'This part of the protein complex is being damaged by oxygen free radicals more in a brain with Parkinson's than it is in someone of same age who does not have PD,' Bennett said. His research is published in the May 10th edition of the Journal of Neuroscience.
Oxygen free radicals are oxygen molecules that carry an extra electron. They are destructive because, in excessive amounts, they chemically attack the components of the cell, including proteins, DNA and lipids in cell membranes. One of the major problems of normal aging is an increased level of these free radical damaged proteins, along with damaged DNA and lipids.

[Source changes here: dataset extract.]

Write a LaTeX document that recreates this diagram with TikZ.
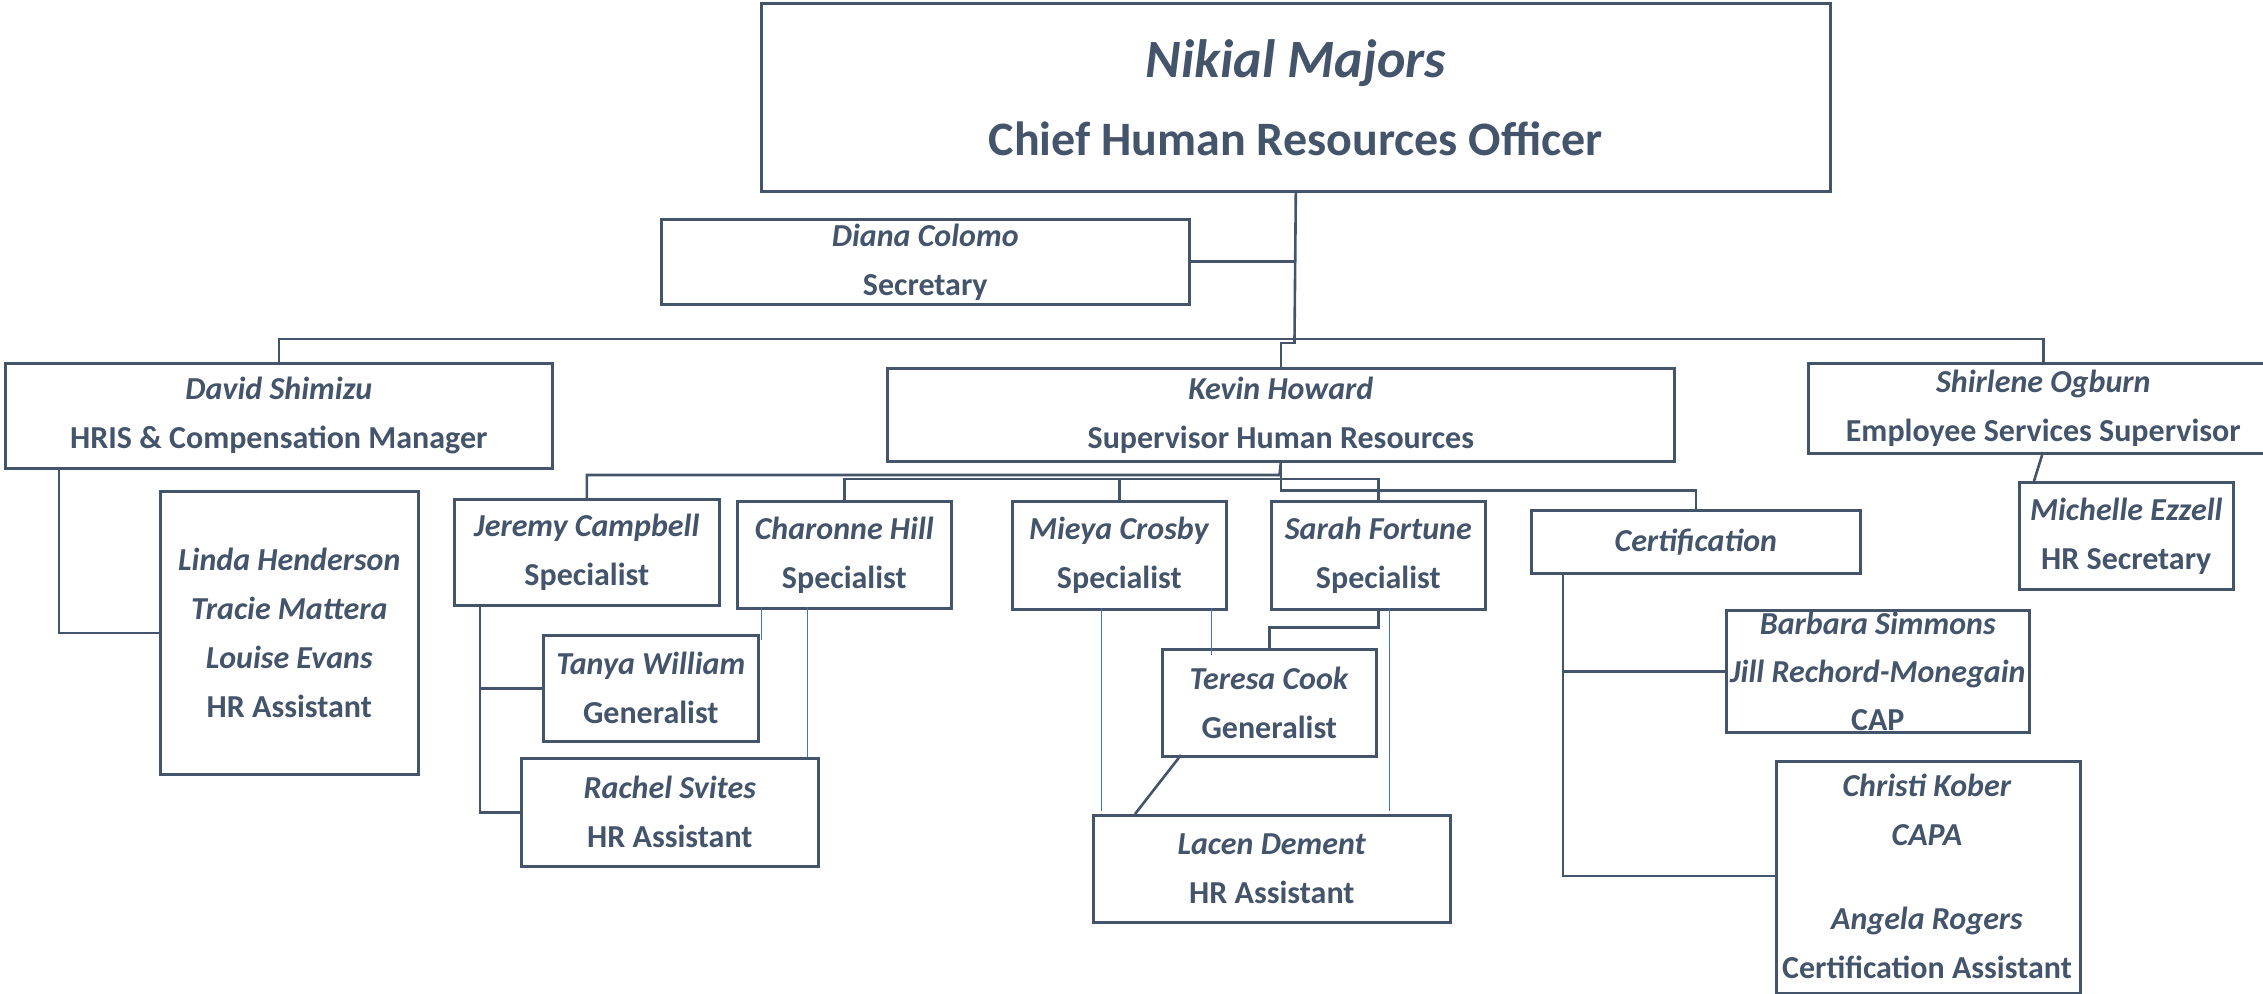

Bennett believes that Parkinson's patients may benefit one day from drugs that can slow the damage from free radicals. 'If we could soak up the free radicals in mitochondria, then complex I could repair itself,' Bennett said. 'If this damage is caught in people early on, we might interrupt the progression of Parkinson's disease. Such treatment is hypothetical at this point, but it is rational.'
Right now, Bennett and his colleagues don't know why complex I was damaged in the Parkinson's patients. 'It could be that something has gone terribly wrong with the mitrochondrial genome passed down by a person's mother that codes for several proteins in complex I,' Bennett said. 'Something could be wrong in the coding for genes that help complex I assemble. Or there could be environmental toxins. Our research is a first real step in understanding at a detailed biochemical level what the challenge is.'
Bennett said he now plans to model the observation by extracting mitochondrial DNA from the cells of donated PD brains, put the DNA into a cell and express it to see if the phenomenon can be reproduced.